Exactly repeat the material, dropping every picture from the copy.

======== Supplied information ========

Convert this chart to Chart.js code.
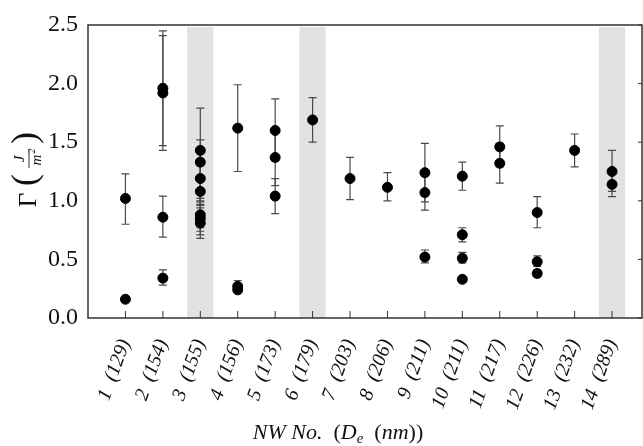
<!DOCTYPE html>
<html>
<head>
<meta charset="utf-8">
<script src="https://cdn.jsdelivr.net/npm/chart.js@4/dist/chart.umd.min.js"></script>
<style>
  body { margin: 0; background: #fff; }
  #wrap { width: 643px; height: 446px; position: relative; }
</style>
</head>
<body>
<div id="wrap"><canvas id="chart"></canvas></div>
<script>
// nanowire number and its diameter in nm
const wireNumbers = [1, 2, 3, 4, 5, 6, 7, 8, 9, 10, 11, 12, 13, 14];
const wireDiameters = ['129', '154', '155', '156', '173', '179', '203', '206', '211', '211', '217', '226', '232', '289'];
const shadedWires = [3, 6, 14];
const yTicks = [0, 0.5, 1.0, 1.5, 2.0, 2.5];

// one entry per measurement
const pointWire  = [1, 1, 2, 2, 2, 2, 3, 3, 3, 3, 3, 3, 3, 4, 4, 4, 5, 5, 5, 6, 7, 8, 9, 9, 9, 10, 10, 10, 10, 11, 11, 12, 12, 12, 13, 14, 14];
const pointGamma = [1.02, 0.16, 1.96, 1.92, 0.86, 0.34, 1.43, 1.33, 1.19, 1.08, 0.88, 0.85, 0.81, 1.62, 0.27, 0.24, 1.60, 1.37, 1.04, 1.69, 1.19, 1.115, 1.24, 1.07, 0.52, 1.21, 0.71, 0.51, 0.33, 1.46, 1.32, 0.90, 0.48, 0.38, 1.43, 1.25, 1.14];
const errLow     = [0.80, 0.15, 1.47, 1.43, 0.69, 0.28, 1.00, 0.97, 0.96, 0.77, 0.74, 0.71, 0.68, 1.25, 0.24, 0.22, 1.34, 1.13, 0.89, 1.50, 1.01, 1.00, 0.99, 0.92, 0.47, 1.09, 0.65, 0.47, 0.31, 1.29, 1.15, 0.77, 0.44, 0.35, 1.29, 1.08, 1.035];
const errHigh    = [1.23, 0.17, 2.45, 2.41, 1.04, 0.41, 1.79, 1.52, 1.42, 1.30, 1.02, 0.99, 0.94, 1.99, 0.32, 0.27, 1.87, 1.60, 1.19, 1.88, 1.37, 1.24, 1.49, 1.22, 0.58, 1.33, 0.77, 0.56, 0.35, 1.64, 1.49, 1.035, 0.53, 0.41, 1.57, 1.43, 1.25];

const serif = '"Liberation Serif", "Times New Roman", serif';

const figurePlugin = {
    id: 'figure',
    afterLayout(chart) {
        // the rotated last label reserves room on the right; the original frame runs to the edge
        const area = chart.chartArea;
        const x = chart.scales.x;
        area.right = chart.width - 1;
        area.width = area.right - area.left;
        x.right = area.right;
        x.width = area.width;
        x.configure();
    },
    beforeDatasetsDraw(chart) {
        const ctx = chart.ctx;
        const area = chart.chartArea;
        const x = chart.scales.x;
        const y = chart.scales.y;
        ctx.save();

        // shaded wires
        ctx.fillStyle = '#e2e2e2';
        shadedWires.forEach(w => {
            const l = x.getPixelForValue(w - 0.35);
            const r = x.getPixelForValue(w + 0.35);
            ctx.fillRect(l, area.top + 2, r - l, area.bottom - area.top - 2);
        });

        // error bars
        ctx.strokeStyle = '#4a4a4a';
        ctx.lineWidth = 1.2;
        pointWire.forEach((w, i) => {
            const px = x.getPixelForValue(w);
            const lo = y.getPixelForValue(errLow[i]);
            const hi = y.getPixelForValue(errHigh[i]);
            ctx.beginPath();
            ctx.moveTo(px, lo); ctx.lineTo(px, hi);
            ctx.moveTo(px - 4, lo); ctx.lineTo(px + 4, lo);
            ctx.moveTo(px - 4, hi); ctx.lineTo(px + 4, hi);
            ctx.stroke();
        });
        ctx.restore();
    },
    afterDraw(chart) {
        const ctx = chart.ctx;
        const area = chart.chartArea;
        const x = chart.scales.x;
        const y = chart.scales.y;
        ctx.save();

        // frame
        ctx.strokeStyle = '#333';
        ctx.lineWidth = 1.5;
        ctx.strokeRect(area.left, area.top, area.right - area.left, area.bottom - area.top);

        // inward ticks
        ctx.lineWidth = 1;
        ctx.beginPath();
        wireNumbers.forEach(w => {
            const px = x.getPixelForValue(w);
            ctx.moveTo(px, area.bottom);
            ctx.lineTo(px, area.bottom - 7);
        });
        yTicks.forEach(v => {
            const py = y.getPixelForValue(v);
            ctx.moveTo(area.right, py);
            ctx.lineTo(area.right - 4, py);
        });
        ctx.stroke();

        // y title: Gamma (J / m^2)
        ctx.fillStyle = '#111';
        ctx.translate(28, 172);
        ctx.rotate(-Math.PI / 2);
        ctx.textAlign = 'center';
        ctx.textBaseline = 'middle';
        ctx.font = '25px ' + serif;
        ctx.fillText('Γ', -28, 1);
        ctx.font = '36px ' + serif;
        ctx.fillText('(', -8, -1);
        ctx.fillText(')', 34, -1);
        ctx.font = 'italic 15px ' + serif;
        ctx.fillText('J', 13, -8);
        ctx.fillText('m', 12, 9);
        ctx.font = 'italic 10px ' + serif;
        ctx.fillText('2', 21, 4);
        ctx.beginPath();
        ctx.lineWidth = 1;
        ctx.moveTo(4, 1);
        ctx.lineTo(23, 1);
        ctx.stroke();
        ctx.restore();

        // x title: NW No. (D_e (nm))
        ctx.save();
        ctx.fillStyle = '#111';
        ctx.textBaseline = 'alphabetic';
        const parts = [
            ['italic 22px ' + serif, 'NW No.', 0],
            ['22px ' + serif, '  (', 0],
            ['italic 22px ' + serif, 'D', 0],
            ['italic 15px ' + serif, 'e', 4],
            ['22px ' + serif, '  (', 0],
            ['italic 22px ' + serif, 'nm', 0],
            ['22px ' + serif, '))', 0]
        ];
        let total = 0;
        parts.forEach(p => { ctx.font = p[0]; total += ctx.measureText(p[1]).width; });
        let cx = 338 - total / 2;
        parts.forEach(p => {
            ctx.font = p[0];
            ctx.fillText(p[1], cx, 439 + p[2]);
            cx += ctx.measureText(p[1]).width;
        });
        ctx.restore();
    }
};

new Chart(document.getElementById('chart'), {
    type: 'scatter',
    data: {
        datasets: [{
            data: pointWire.map((w, i) => ({ x: w, y: pointGamma[i] })),
            backgroundColor: '#000',
            borderColor: '#000',
            pointRadius: 5,
            pointHoverRadius: 5
        }]
    },
    options: {
        responsive: true,
        maintainAspectRatio: false,
        animation: false,
        layout: { padding: { top: 25, right: 1, left: 0, bottom: 0 } },
        plugins: {
            legend: { display: false },
            tooltip: { enabled: false }
        },
        scales: {
            x: {
                type: 'linear',
                min: 0,
                max: 14.8,
                grid: { display: false, drawTicks: false, tickLength: 0 },
                border: { display: false },
                afterBuildTicks: scale => {
                    scale.ticks = wireNumbers.map(v => ({ value: v }));
                },
                afterFit: scale => { scale.height = 128; },
                ticks: {
                    autoSkip: false,
                    minRotation: 70,
                    maxRotation: 70,
                    padding: 18,
                    color: '#111',
                    font: { family: serif, size: 20, style: 'italic' },
                    callback: v => v + '  (' + wireDiameters[v - 1] + ')'
                }
            },
            y: {
                min: 0,
                max: 2.5,
                grid: { display: false, drawTicks: false, tickLength: 0 },
                border: { display: false },
                afterBuildTicks: scale => {
                    scale.ticks = yTicks.map(v => ({ value: v }));
                },
                afterFit: scale => { scale.width = 88; },
                ticks: {
                    padding: 10,
                    color: '#111',
                    font: { family: serif, size: 24 },
                    callback: v => v.toFixed(1)
                }
            }
        }
    },
    plugins: [figurePlugin]
});
</script>
</body>
</html>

========

### Complete output
Convert this chart to Chart.js code.
<!DOCTYPE html>
<html>
<head>
<meta charset="utf-8">
<script src="https://cdn.jsdelivr.net/npm/chart.js@4/dist/chart.umd.min.js"></script>
<style>
  body { margin: 0; background: #fff; }
  #wrap { width: 643px; height: 446px; position: relative; }
</style>
</head>
<body>
<div id="wrap"><canvas id="chart"></canvas></div>
<script>
// nanowire number and its diameter in nm
const wireNumbers = [1, 2, 3, 4, 5, 6, 7, 8, 9, 10, 11, 12, 13, 14];
const wireDiameters = ['129', '154', '155', '156', '173', '179', '203', '206', '211', '211', '217', '226', '232', '289'];
const shadedWires = [3, 6, 14];
const yTicks = [0, 0.5, 1.0, 1.5, 2.0, 2.5];

// one entry per measurement
const pointWire  = [1, 1, 2, 2, 2, 2, 3, 3, 3, 3, 3, 3, 3, 4, 4, 4, 5, 5, 5, 6, 7, 8, 9, 9, 9, 10, 10, 10, 10, 11, 11, 12, 12, 12, 13, 14, 14];
const pointGamma = [1.02, 0.16, 1.96, 1.92, 0.86, 0.34, 1.43, 1.33, 1.19, 1.08, 0.88, 0.85, 0.81, 1.62, 0.27, 0.24, 1.60, 1.37, 1.04, 1.69, 1.19, 1.115, 1.24, 1.07, 0.52, 1.21, 0.71, 0.51, 0.33, 1.46, 1.32, 0.90, 0.48, 0.38, 1.43, 1.25, 1.14];
const errLow     = [0.80, 0.15, 1.47, 1.43, 0.69, 0.28, 1.00, 0.97, 0.96, 0.77, 0.74, 0.71, 0.68, 1.25, 0.24, 0.22, 1.34, 1.13, 0.89, 1.50, 1.01, 1.00, 0.99, 0.92, 0.47, 1.09, 0.65, 0.47, 0.31, 1.29, 1.15, 0.77, 0.44, 0.35, 1.29, 1.08, 1.035];
const errHigh    = [1.23, 0.17, 2.45, 2.41, 1.04, 0.41, 1.79, 1.52, 1.42, 1.30, 1.02, 0.99, 0.94, 1.99, 0.32, 0.27, 1.87, 1.60, 1.19, 1.88, 1.37, 1.24, 1.49, 1.22, 0.58, 1.33, 0.77, 0.56, 0.35, 1.64, 1.49, 1.035, 0.53, 0.41, 1.57, 1.43, 1.25];

const serif = '"Liberation Serif", "Times New Roman", serif';

const figurePlugin = {
    id: 'figure',
    afterLayout(chart) {
        // the rotated last label reserves room on the right; the original frame runs to the edge
        const area = chart.chartArea;
        const x = chart.scales.x;
        area.right = chart.width - 1;
        area.width = area.right - area.left;
        x.right = area.right;
        x.width = area.width;
        x.configure();
    },
    beforeDatasetsDraw(chart) {
        const ctx = chart.ctx;
        const area = chart.chartArea;
        const x = chart.scales.x;
        const y = chart.scales.y;
        ctx.save();

        // shaded wires
        ctx.fillStyle = '#e2e2e2';
        shadedWires.forEach(w => {
            const l = x.getPixelForValue(w - 0.35);
            const r = x.getPixelForValue(w + 0.35);
            ctx.fillRect(l, area.top + 2, r - l, area.bottom - area.top - 2);
        });

        // error bars
        ctx.strokeStyle = '#4a4a4a';
        ctx.lineWidth = 1.2;
        pointWire.forEach((w, i) => {
            const px = x.getPixelForValue(w);
            const lo = y.getPixelForValue(errLow[i]);
            const hi = y.getPixelForValue(errHigh[i]);
            ctx.beginPath();
            ctx.moveTo(px, lo); ctx.lineTo(px, hi);
            ctx.moveTo(px - 4, lo); ctx.lineTo(px + 4, lo);
            ctx.moveTo(px - 4, hi); ctx.lineTo(px + 4, hi);
            ctx.stroke();
        });
        ctx.restore();
    },
    afterDraw(chart) {
        const ctx = chart.ctx;
        const area = chart.chartArea;
        const x = chart.scales.x;
        const y = chart.scales.y;
        ctx.save();

        // frame
        ctx.strokeStyle = '#333';
        ctx.lineWidth = 1.5;
        ctx.strokeRect(area.left, area.top, area.right - area.left, area.bottom - area.top);

        // inward ticks
        ctx.lineWidth = 1;
        ctx.beginPath();
        wireNumbers.forEach(w => {
            const px = x.getPixelForValue(w);
            ctx.moveTo(px, area.bottom);
            ctx.lineTo(px, area.bottom - 7);
        });
        yTicks.forEach(v => {
            const py = y.getPixelForValue(v);
            ctx.moveTo(area.right, py);
            ctx.lineTo(area.right - 4, py);
        });
        ctx.stroke();

        // y title: Gamma (J / m^2)
        ctx.fillStyle = '#111';
        ctx.translate(28, 172);
        ctx.rotate(-Math.PI / 2);
        ctx.textAlign = 'center';
        ctx.textBaseline = 'middle';
        ctx.font = '25px ' + serif;
        ctx.fillText('Γ', -28, 1);
        ctx.font = '36px ' + serif;
        ctx.fillText('(', -8, -1);
        ctx.fillText(')', 34, -1);
        ctx.font = 'italic 15px ' + serif;
        ctx.fillText('J', 13, -8);
        ctx.fillText('m', 12, 9);
        ctx.font = 'italic 10px ' + serif;
        ctx.fillText('2', 21, 4);
        ctx.beginPath();
        ctx.lineWidth = 1;
        ctx.moveTo(4, 1);
        ctx.lineTo(23, 1);
        ctx.stroke();
        ctx.restore();

        // x title: NW No. (D_e (nm))
        ctx.save();
        ctx.fillStyle = '#111';
        ctx.textBaseline = 'alphabetic';
        const parts = [
            ['italic 22px ' + serif, 'NW No.', 0],
            ['22px ' + serif, '  (', 0],
            ['italic 22px ' + serif, 'D', 0],
            ['italic 15px ' + serif, 'e', 4],
            ['22px ' + serif, '  (', 0],
            ['italic 22px ' + serif, 'nm', 0],
            ['22px ' + serif, '))', 0]
        ];
        let total = 0;
        parts.forEach(p => { ctx.font = p[0]; total += ctx.measureText(p[1]).width; });
        let cx = 338 - total / 2;
        parts.forEach(p => {
            ctx.font = p[0];
            ctx.fillText(p[1], cx, 439 + p[2]);
            cx += ctx.measureText(p[1]).width;
        });
        ctx.restore();
    }
};

new Chart(document.getElementById('chart'), {
    type: 'scatter',
    data: {
        datasets: [{
            data: pointWire.map((w, i) => ({ x: w, y: pointGamma[i] })),
            backgroundColor: '#000',
            borderColor: '#000',
            pointRadius: 5,
            pointHoverRadius: 5
        }]
    },
    options: {
        responsive: true,
        maintainAspectRatio: false,
        animation: false,
        layout: { padding: { top: 25, right: 1, left: 0, bottom: 0 } },
        plugins: {
            legend: { display: false },
            tooltip: { enabled: false }
        },
        scales: {
            x: {
                type: 'linear',
                min: 0,
                max: 14.8,
                grid: { display: false, drawTicks: false, tickLength: 0 },
                border: { display: false },
                afterBuildTicks: scale => {
                    scale.ticks = wireNumbers.map(v => ({ value: v }));
                },
                afterFit: scale => { scale.height = 128; },
                ticks: {
                    autoSkip: false,
                    minRotation: 70,
                    maxRotation: 70,
                    padding: 18,
                    color: '#111',
                    font: { family: serif, size: 20, style: 'italic' },
                    callback: v => v + '  (' + wireDiameters[v - 1] + ')'
                }
            },
            y: {
                min: 0,
                max: 2.5,
                grid: { display: false, drawTicks: false, tickLength: 0 },
                border: { display: false },
                afterBuildTicks: scale => {
                    scale.ticks = yTicks.map(v => ({ value: v }));
                },
                afterFit: scale => { scale.width = 88; },
                ticks: {
                    padding: 10,
                    color: '#111',
                    font: { family: serif, size: 24 },
                    callback: v => v.toFixed(1)
                }
            }
        }
    },
    plugins: [figurePlugin]
});
</script>
</body>
</html>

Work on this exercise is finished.